Going back to Mexico every year and seeing the great inequalities people experience makes me angry. I am no longer unaware, I am able to recognize that the “us” that was taught to me in school does not include everyone. I’ve seen the strings that hold the puppets that we call heroes. I recognize that this stage was set up with the only purpose to keep people like me content with a version of History that claimed to include us.
And then, the reality is that even with all the privileges I’ve been able to enjoy, my country still fails me. I am a woman who comes from a country where 11 women are murdered every day. Writing this sentence brings tears to my eyes, it gives me un nudo en la garganta y una patada en el estómago. It makes me anxious. It makes me angry.
I think of all the women I love, I see them walking on the street, going to work, shopping en el mercado, cruising in the mall, enjoying a beer at a bar, hopping on a bus, knowing that they do all these things in spite of the fear that looms in their lives. Always aware of their surroundings, asking each other to send a mensajito cuando lleguen a su casa, trying to do everything “right” so they don’t become one more name in what seems to be an endless list of women who have been murdered or have gone missing.

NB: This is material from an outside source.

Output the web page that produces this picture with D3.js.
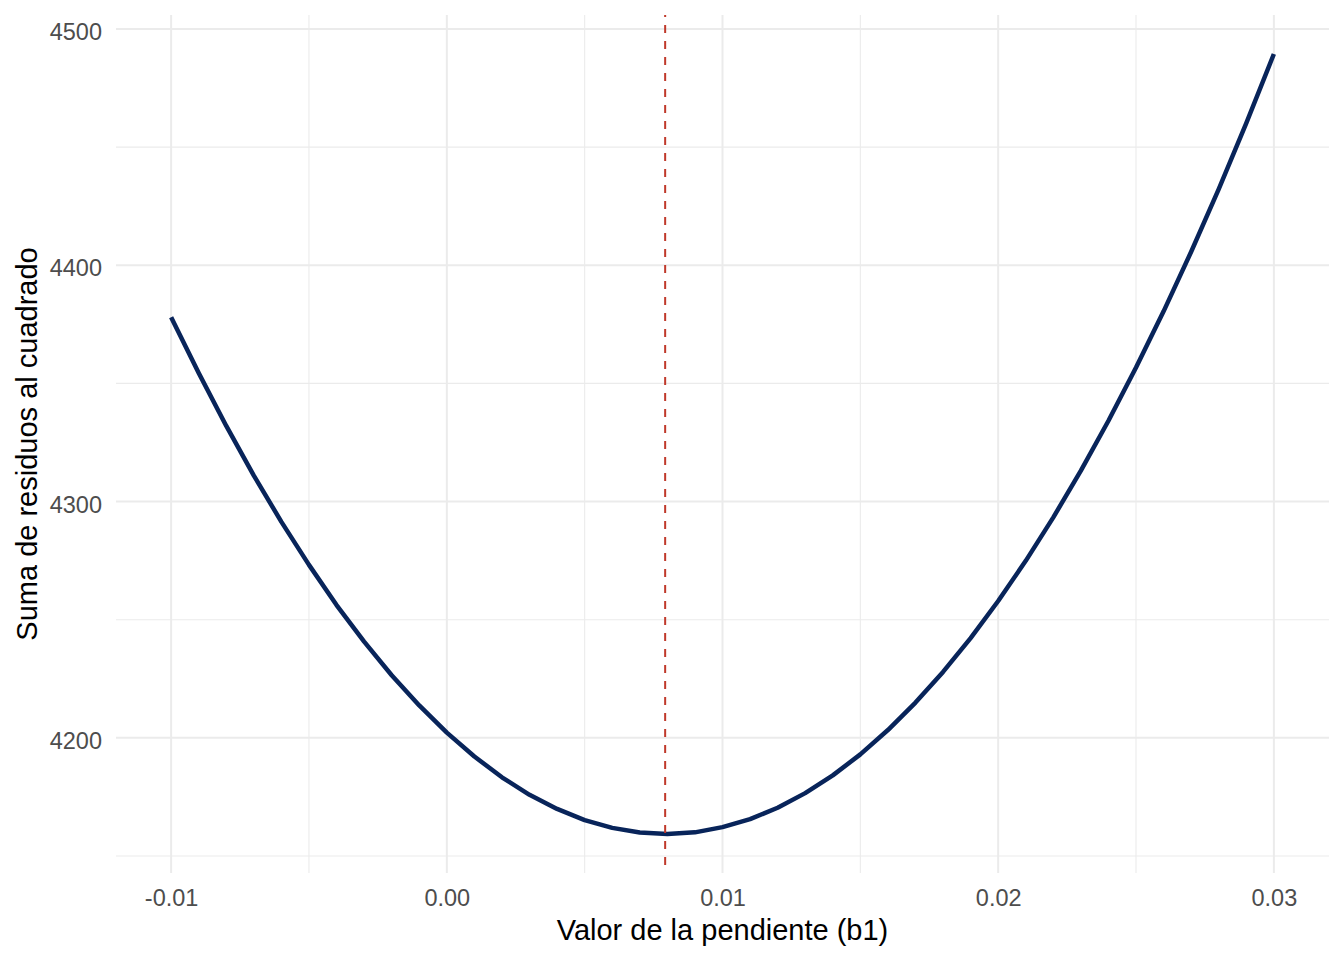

Mexico has failed all women because it’s a country of femicides. A country built on the backs and arms of matriarchs and women kills them and it could not care any less.
I try not to be naïve and ignorant, I understand that the risk of being murdered, raped, or kidnapped is not the same for all Mexican women. I am aware that the risk is much higher for those who are poor, indigenous, LGBTQ, disabled, and children. Yes, girls are raped and murdered in Mexico.

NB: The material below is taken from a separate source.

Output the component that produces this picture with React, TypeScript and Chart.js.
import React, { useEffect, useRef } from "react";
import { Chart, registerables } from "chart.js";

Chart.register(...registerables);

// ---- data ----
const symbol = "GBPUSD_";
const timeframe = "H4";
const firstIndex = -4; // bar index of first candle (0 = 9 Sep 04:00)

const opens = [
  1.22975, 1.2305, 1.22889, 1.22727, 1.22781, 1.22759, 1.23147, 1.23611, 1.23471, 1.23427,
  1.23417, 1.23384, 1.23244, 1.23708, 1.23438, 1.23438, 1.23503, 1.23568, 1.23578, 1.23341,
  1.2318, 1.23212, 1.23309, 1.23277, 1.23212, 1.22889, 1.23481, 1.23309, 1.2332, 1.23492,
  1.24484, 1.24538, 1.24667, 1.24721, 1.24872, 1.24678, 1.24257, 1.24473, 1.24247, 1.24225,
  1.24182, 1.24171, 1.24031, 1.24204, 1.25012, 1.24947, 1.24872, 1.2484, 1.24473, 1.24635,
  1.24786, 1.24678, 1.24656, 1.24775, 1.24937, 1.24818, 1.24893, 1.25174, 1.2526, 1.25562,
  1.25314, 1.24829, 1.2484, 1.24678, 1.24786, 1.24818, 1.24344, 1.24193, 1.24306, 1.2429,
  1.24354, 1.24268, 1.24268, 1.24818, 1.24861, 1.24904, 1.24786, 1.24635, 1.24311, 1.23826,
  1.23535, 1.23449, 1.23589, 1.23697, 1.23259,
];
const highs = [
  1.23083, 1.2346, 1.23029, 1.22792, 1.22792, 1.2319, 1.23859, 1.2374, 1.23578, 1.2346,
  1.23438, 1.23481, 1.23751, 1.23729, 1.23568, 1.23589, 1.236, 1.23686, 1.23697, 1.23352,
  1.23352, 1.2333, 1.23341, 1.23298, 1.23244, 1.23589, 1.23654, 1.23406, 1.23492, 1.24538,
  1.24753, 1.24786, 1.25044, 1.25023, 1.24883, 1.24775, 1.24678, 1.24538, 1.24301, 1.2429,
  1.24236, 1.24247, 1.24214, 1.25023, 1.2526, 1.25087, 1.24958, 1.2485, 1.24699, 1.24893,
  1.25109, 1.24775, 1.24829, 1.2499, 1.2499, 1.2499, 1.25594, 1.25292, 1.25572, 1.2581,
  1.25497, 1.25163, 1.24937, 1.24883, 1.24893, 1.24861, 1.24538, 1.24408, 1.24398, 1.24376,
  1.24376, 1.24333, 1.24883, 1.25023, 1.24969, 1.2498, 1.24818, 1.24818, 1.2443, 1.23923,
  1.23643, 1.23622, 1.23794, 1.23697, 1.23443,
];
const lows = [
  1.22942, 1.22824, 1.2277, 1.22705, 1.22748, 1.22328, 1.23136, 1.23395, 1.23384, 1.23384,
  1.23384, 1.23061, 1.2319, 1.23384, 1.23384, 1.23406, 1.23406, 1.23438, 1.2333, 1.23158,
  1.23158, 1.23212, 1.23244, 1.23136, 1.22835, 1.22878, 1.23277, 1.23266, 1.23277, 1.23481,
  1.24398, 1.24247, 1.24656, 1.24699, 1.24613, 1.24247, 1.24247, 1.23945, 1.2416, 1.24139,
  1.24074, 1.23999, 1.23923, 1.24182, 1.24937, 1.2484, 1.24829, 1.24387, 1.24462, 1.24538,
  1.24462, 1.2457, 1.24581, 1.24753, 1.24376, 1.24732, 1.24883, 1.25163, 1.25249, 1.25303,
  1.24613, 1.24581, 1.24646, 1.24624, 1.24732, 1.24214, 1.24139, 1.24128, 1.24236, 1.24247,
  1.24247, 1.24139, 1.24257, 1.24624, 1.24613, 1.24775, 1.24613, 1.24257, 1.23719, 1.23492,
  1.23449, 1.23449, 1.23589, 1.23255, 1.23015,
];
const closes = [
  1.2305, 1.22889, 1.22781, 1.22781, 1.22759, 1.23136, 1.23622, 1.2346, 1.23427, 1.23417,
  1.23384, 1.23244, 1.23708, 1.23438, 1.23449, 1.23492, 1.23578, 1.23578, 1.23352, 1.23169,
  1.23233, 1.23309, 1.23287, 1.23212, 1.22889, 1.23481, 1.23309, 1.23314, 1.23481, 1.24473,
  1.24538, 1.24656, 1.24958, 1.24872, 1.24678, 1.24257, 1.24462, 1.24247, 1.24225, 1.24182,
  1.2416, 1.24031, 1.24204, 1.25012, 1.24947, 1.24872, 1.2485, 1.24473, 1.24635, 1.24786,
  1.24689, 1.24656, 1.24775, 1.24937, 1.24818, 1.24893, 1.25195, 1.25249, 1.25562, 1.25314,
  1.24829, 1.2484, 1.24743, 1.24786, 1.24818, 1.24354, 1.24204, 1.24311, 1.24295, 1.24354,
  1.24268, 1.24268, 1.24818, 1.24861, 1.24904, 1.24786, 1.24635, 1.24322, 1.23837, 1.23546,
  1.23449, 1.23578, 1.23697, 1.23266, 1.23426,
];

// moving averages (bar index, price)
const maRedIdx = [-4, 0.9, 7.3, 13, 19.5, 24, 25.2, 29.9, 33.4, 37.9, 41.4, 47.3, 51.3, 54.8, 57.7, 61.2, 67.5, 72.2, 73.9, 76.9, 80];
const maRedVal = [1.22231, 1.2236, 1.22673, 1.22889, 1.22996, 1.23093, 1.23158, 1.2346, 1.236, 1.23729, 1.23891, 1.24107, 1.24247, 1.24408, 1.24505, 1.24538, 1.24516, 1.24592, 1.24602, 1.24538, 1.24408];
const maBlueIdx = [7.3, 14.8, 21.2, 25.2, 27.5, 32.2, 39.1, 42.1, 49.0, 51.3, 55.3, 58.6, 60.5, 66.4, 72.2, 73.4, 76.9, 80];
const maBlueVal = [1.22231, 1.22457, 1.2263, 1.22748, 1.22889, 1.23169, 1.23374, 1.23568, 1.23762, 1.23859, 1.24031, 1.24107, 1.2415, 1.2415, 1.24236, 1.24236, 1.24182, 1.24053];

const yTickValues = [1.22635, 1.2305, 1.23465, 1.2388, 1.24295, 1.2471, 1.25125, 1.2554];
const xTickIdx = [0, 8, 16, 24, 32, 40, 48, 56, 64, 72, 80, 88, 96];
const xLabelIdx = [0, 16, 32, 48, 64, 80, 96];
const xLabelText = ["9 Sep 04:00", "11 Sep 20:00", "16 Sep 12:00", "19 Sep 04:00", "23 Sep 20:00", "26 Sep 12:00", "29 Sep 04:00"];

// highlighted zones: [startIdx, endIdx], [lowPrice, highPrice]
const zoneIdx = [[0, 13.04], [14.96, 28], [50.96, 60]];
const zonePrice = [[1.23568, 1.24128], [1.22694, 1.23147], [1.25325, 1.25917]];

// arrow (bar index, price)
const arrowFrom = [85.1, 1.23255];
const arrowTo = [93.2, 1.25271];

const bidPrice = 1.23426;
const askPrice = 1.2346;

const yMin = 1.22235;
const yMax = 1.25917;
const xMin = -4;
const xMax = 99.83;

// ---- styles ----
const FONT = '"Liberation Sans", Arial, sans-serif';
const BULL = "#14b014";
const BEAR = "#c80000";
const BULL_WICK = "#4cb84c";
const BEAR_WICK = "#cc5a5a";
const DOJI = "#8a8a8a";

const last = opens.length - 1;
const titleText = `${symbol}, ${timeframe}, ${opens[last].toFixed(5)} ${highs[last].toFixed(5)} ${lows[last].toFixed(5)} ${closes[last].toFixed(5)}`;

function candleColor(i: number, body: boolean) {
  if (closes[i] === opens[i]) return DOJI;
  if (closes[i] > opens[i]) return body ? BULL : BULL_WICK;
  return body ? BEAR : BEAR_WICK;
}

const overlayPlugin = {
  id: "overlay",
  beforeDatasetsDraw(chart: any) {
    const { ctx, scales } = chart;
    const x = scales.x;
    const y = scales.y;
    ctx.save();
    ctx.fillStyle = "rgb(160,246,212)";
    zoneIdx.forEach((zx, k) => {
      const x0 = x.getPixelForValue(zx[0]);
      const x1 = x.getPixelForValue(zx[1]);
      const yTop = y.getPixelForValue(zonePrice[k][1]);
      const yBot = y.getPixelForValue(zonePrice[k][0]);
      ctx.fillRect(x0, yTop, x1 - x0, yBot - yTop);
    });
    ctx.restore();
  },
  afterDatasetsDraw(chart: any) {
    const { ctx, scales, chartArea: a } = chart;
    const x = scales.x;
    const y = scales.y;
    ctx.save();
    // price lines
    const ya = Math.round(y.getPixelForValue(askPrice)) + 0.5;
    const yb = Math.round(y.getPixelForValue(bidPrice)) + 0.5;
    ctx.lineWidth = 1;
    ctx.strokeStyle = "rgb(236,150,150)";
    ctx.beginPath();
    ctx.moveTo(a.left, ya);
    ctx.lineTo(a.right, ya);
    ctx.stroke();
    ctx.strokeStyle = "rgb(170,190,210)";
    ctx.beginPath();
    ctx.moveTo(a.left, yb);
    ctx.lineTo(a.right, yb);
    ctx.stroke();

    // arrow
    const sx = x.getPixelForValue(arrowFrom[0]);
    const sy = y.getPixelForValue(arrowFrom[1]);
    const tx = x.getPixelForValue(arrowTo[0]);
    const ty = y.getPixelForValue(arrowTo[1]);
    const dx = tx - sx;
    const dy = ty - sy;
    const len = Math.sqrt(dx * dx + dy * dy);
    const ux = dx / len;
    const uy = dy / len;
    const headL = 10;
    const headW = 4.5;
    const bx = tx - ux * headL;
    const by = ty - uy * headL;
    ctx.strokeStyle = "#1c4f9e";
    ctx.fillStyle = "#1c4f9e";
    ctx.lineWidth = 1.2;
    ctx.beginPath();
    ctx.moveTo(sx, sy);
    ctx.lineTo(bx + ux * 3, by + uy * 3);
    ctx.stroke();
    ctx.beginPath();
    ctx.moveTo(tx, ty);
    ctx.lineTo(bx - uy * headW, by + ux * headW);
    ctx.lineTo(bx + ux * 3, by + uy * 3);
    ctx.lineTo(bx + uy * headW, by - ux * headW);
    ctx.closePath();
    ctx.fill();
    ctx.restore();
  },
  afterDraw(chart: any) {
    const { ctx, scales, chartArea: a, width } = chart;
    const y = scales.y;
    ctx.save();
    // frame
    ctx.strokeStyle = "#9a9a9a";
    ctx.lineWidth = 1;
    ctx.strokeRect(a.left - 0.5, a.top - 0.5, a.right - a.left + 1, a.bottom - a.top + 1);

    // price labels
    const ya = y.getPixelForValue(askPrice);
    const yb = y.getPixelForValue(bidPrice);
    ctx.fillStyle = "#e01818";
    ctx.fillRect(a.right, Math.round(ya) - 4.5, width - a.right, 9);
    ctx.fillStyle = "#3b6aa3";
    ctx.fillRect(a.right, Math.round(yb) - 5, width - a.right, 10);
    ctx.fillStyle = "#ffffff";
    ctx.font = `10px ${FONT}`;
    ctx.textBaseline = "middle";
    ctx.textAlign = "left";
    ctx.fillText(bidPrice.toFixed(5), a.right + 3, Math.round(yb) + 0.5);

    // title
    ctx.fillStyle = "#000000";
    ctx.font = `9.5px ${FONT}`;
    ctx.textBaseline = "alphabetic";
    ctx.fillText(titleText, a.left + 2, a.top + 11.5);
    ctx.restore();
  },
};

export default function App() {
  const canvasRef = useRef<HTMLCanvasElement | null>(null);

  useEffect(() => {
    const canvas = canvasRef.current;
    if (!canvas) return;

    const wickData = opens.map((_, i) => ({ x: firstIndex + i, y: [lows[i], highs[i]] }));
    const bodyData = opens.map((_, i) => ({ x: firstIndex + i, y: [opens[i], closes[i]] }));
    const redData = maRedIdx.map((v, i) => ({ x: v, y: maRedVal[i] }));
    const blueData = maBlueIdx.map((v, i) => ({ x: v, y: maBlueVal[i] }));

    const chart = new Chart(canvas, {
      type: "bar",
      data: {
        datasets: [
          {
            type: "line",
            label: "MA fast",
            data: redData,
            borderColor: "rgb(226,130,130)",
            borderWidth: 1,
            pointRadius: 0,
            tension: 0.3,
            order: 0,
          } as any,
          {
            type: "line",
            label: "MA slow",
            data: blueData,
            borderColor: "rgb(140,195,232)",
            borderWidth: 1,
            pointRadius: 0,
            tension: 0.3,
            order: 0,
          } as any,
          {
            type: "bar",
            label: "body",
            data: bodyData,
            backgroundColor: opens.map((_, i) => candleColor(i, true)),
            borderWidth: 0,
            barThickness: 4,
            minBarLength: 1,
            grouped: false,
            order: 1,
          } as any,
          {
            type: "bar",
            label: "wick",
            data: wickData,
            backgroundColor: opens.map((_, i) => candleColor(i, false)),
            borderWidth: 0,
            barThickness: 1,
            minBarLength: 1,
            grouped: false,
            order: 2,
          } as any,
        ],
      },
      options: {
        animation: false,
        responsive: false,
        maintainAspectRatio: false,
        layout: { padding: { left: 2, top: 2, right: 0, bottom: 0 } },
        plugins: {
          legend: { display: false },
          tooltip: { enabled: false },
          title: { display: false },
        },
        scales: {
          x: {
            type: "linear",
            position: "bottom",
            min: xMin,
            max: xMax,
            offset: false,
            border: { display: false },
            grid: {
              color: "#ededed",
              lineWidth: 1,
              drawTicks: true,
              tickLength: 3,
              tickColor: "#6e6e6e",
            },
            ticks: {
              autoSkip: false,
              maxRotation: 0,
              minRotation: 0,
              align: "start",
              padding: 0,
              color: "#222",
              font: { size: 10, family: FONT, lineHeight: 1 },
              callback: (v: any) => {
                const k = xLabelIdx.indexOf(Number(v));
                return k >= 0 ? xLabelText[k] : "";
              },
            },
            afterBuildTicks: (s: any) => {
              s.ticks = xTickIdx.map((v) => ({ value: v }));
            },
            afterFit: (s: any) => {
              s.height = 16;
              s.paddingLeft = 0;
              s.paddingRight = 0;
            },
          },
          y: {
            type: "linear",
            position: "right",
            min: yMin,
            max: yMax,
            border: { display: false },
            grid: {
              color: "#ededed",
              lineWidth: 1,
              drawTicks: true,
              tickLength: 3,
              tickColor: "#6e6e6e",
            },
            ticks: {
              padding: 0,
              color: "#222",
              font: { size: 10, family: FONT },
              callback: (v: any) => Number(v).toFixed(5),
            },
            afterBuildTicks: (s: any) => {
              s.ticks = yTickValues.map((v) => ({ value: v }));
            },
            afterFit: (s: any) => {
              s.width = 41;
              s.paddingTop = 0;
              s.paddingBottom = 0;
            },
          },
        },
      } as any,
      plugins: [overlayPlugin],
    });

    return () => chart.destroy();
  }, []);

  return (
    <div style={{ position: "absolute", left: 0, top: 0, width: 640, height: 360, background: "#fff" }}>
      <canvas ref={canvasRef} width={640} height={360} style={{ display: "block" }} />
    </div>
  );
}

For the most part, I know that the women I love are safer than most, but I am painfully aware that this does not mean they are safe. I live knowing that there’s the possibility that one day I could pick up the phone and hear that my worst fear has happened.
How sad to see that all the women who cook and decorate for el quince are celebrating a country that fails them. To see that our History is weaponized against us when women dare to protest and destroy monuments and paintings because they’ve discovered our heroes are foes.
Andrés Manuel López Obrador uses our History against us, he condemns the women who demand justice for femicides and who have taken the offices of the Human Rights Bureau while vandalizing property, including a painting of Francisco Madero, the famous Mexican Revolutionary. Isn’t that ironic? To use a symbol of Revolution to perpetuate an unjust status quo, I can’t think of anything more incongruous.
I welcome this coming quince conflicted. I don’t want to celebrate el grito, I don’t want to see the President, I don’t want to think of the lives lost between 1810-1821. I want to think about the lives lost today, I want to think about those women protesting in all corners of Mexico, they are my heroes for daring to do what I don’t.
On that day I will cook Mexican food because even though I’m not sure I still love Mexico, I do love being Mexican. I will look into my child’s eyes, those capulines with the longest eyelashes I have ever seen and teach him that History and heritage are not the same thing. I will celebrate my heritage with him and reinforce my commitment to raise a decent person.
It wasn’t until my son was born that I finally understood that maybe all of what I described above is the reason why Cinco de Mayo exists. I can finally understand the need to celebrate Mexicans, not Mexico. But that is a piece I’ll save for another day.
Note: I no longer italicize my Spanish. I will not offer explanatory commas or cues about my identity, lo puedes googlear.